Health expenditures in industrialized countries have doubled in the last 30 years. However, the quality of healthcare has remained at substandard levels. Healthcare systems across the world are producing substantial unnecessary costs through the underuse, overuse, and misuse of resources, services and interventions. Even in developed countries, only every second patient receives recommended treatments, only one in four physicians follow medical guidelines, and three of four surgeries take place in underequipped operating rooms. This evidence calls for urgent interventions that effectively improve the quality of care worldwide.

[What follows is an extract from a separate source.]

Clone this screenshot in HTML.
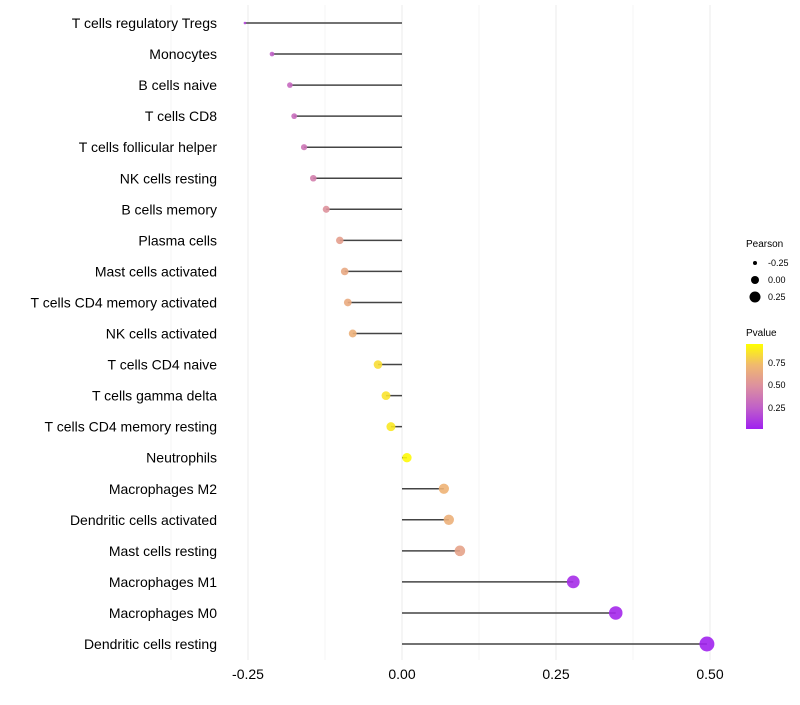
<!DOCTYPE html>
<html><head><meta charset="utf-8"><style>
body{margin:0;background:#fff;font-family:"Liberation Sans",sans-serif}
</style></head><body>
<svg id="chart" width="800" height="700" xmlns="http://www.w3.org/2000/svg">
<defs><linearGradient id="pg" x1="0" y1="1" x2="0" y2="0">
<stop offset="0" stop-color="#a020f0"/><stop offset="0.25" stop-color="#c060c8"/><stop offset="0.5" stop-color="#dc8fa0"/><stop offset="0.75" stop-color="#f0b870"/><stop offset="1" stop-color="#ffff00"/></linearGradient></defs>
<g id="grid"></g><g id="marks"></g><g id="labels"></g>
<g font-size="10">
<text x="746" y="247">Pearson</text>
<circle cx="755" cy="263" r="2" fill="#000"/>
<text x="768" y="266" font-size="9">-0.25</text>
<circle cx="755" cy="280" r="4" fill="#000"/>
<text x="768" y="283" font-size="9">0.00</text>
<circle cx="755" cy="297" r="5.5" fill="#000"/>
<text x="768" y="300" font-size="9">0.25</text>
<text x="746" y="336">Pvalue</text>
<rect x="746" y="344" width="17" height="85" fill="url(#pg)"/>
<text x="768" y="366" font-size="9">0.75</text>
<text x="768" y="388" font-size="9">0.50</text>
<text x="768" y="411" font-size="9">0.25</text>
</g>
</svg>
<script>
const cells=["T cells regulatory  Tregs","Monocytes","B cells naive","T cells CD8","T cells follicular helper","NK cells resting","B cells memory","Plasma cells","Mast cells activated","T cells CD4 memory activated","NK cells activated","T cells CD4 naive","T cells gamma delta","T cells CD4 memory resting","Neutrophils","Macrophages M2","Dendritic cells activated","Mast cells resting","Macrophages M1","Macrophages M0","Dendritic cells resting"];
const pearson=[-0.255,-0.211,-0.182,-0.175,-0.159,-0.144,-0.123,-0.101,-0.093,-0.088,-0.080,-0.039,-0.026,-0.018,0.008,0.068,0.076,0.094,0.278,0.347,0.495];
const pvalue=[0.15,0.25,0.3,0.32,0.36,0.42,0.52,0.6,0.65,0.67,0.7,0.88,0.9,0.92,0.98,0.72,0.7,0.62,0.05,0.03,0.01];
const ticks=[-0.25,0,0.25,0.5];
const tickLabels=["-0.25","0.00","0.25","0.50"];
const NS="http://www.w3.org/2000/svg";
const xs=v=>402+v*616;
const ys=i=>23+i*31.05;
function mk(t,a,p){const e=document.createElementNS(NS,t);for(const k in a)e.setAttribute(k,a[k]);document.getElementById(p).appendChild(e);return e;}
function col(p){const st=[[0,[160,32,240]],[0.25,[192,96,200]],[0.5,[220,143,160]],[0.75,[240,184,112]],[1,[255,255,0]]];
for(let i=0;i<st.length-1;i++){if(p<=st[i+1][0]){const t=(p-st[i][0])/(st[i+1][0]-st[i][0]);const c=st[i][1].map((v,j)=>Math.round(v+t*(st[i+1][1][j]-v)));return `rgb(${c})`;}}return "rgb(255,255,0)";}
for(let v=-0.375;v<=0.55;v+=0.125){const g=mk("line",{x1:xs(v),x2:xs(v),y1:5,y2:660,stroke:"#ebebeb","stroke-width":Math.abs(v*4-Math.round(v*4))<1e-6?1:0.5},"grid");

}
ticks.forEach((t,i)=>{const e=mk("text",{x:xs(t),y:679,"text-anchor":"middle","font-size":14,fill:"#000"},"labels");e.textContent=tickLabels[i];

});
cells.forEach((c,i)=>{const y=ys(i);
const l=mk("line",{x1:xs(0),x2:xs(pearson[i]),y1:y,y2:y,stroke:"#444","stroke-width":1.5},"marks");


const r=0.5+8*Math.sqrt(Math.max(0,pearson[i]+0.265));
const d=mk("circle",{cx:xs(pearson[i]),cy:y,r:r,fill:col(pvalue[i]),"fill-opacity":0.9},"marks");


const t=mk("text",{x:217,y:y+5,"text-anchor":"end","font-size":14,fill:"#000"},"labels");t.textContent=c;

});
</script>
</body></html>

Healthcare also constitutes a severe safety threat to patients. First global estimates by the WHO evidence that at least 43 million patients are harmed by medical care each year at a cost of at least 23 million disability-adjusted life years and $132 billion in excess health care spending. More than two thirds of these incidents result from preventable human error, ranking medical errors among the eight most common causes of death and among the top 10 medical causes of disability in the world. In colloquial terms, this count exceeds fatalities that would be incurred by three jumbo jets crashing every two days and the combined number of injuries and deaths that result from motor and air crashes, suicides, falls, poisonings, and drownings, making medical errors are a worldwide public health problem ahead of high-profile diseases like AIDS and cancer.
Ineffective communication has been repeatedly identified as a major root cause of harmful events in medical care, accounting for between 25% (Wakefield, 2007; Australian Institute of Health and Welfare & the Australian Commission on Safety and Quality in Health Care, 2007) and 70% (Joint Commission, 2013) of “sentinel event” reports. The literature consistently implies that health outcomes are substantially enhanced when clinicians communicate well with colleagues and patients. On the other hand, when communication is performed poorly, health outcomes and patients are put at significant risk (Kesten et al., 2010; Klipfel et al., 2011; Pfrimmer, 2009; Twedell & Pfrimmer, 2009).
To date, research on quality and patient safety has generally concentrated on optimizing the quantity and clarity of communication contents in medical interactions. However, human communication encompasses much more than that. Miscommunication is not only the consequence of insufficient or unclear message contents. Instead, it often results from the complex process of co-constructed human communication. Thus, beyond optimizing the quantity and clarity of message contents to avoid or minimize error, it is important to understand the communication processes that hinder and foster favorable outcomes.
Communication science, which for over 100 years has systematically applied scientific methods and observations to describing phenomena across a variety of communicative contexts, focuses on understanding these communication processes as a prerequisite for successful translations of communication-centered issues into safe and high quality clinical practice. Thus, insights from communication science can theoretically inform medicine’s pressing interest in effective communication processes and functions. However, few efforts to date have attempted to shed light onto such critical interdisciplinary connections that have the potential to enhance the quality and safety of care.
The objective of this center ist to initiate strategic research teams and recruit funded research collaborations that calibrate existing knowledge from the fields of communication science and medicine through theoretical integration, data-sharing, and data generation to generate cutting-edge joint publications that shed innovative interdisciplinary light onto current conceptions and practices related to healthcare quality and patient safety. The focus of effort will be to identify how the disciplines can inform areas of medical practice in which harmful human error is common, such as diagnosis, medication, team interactions, whistleblowing, speaking up, handoffs, and disclosure.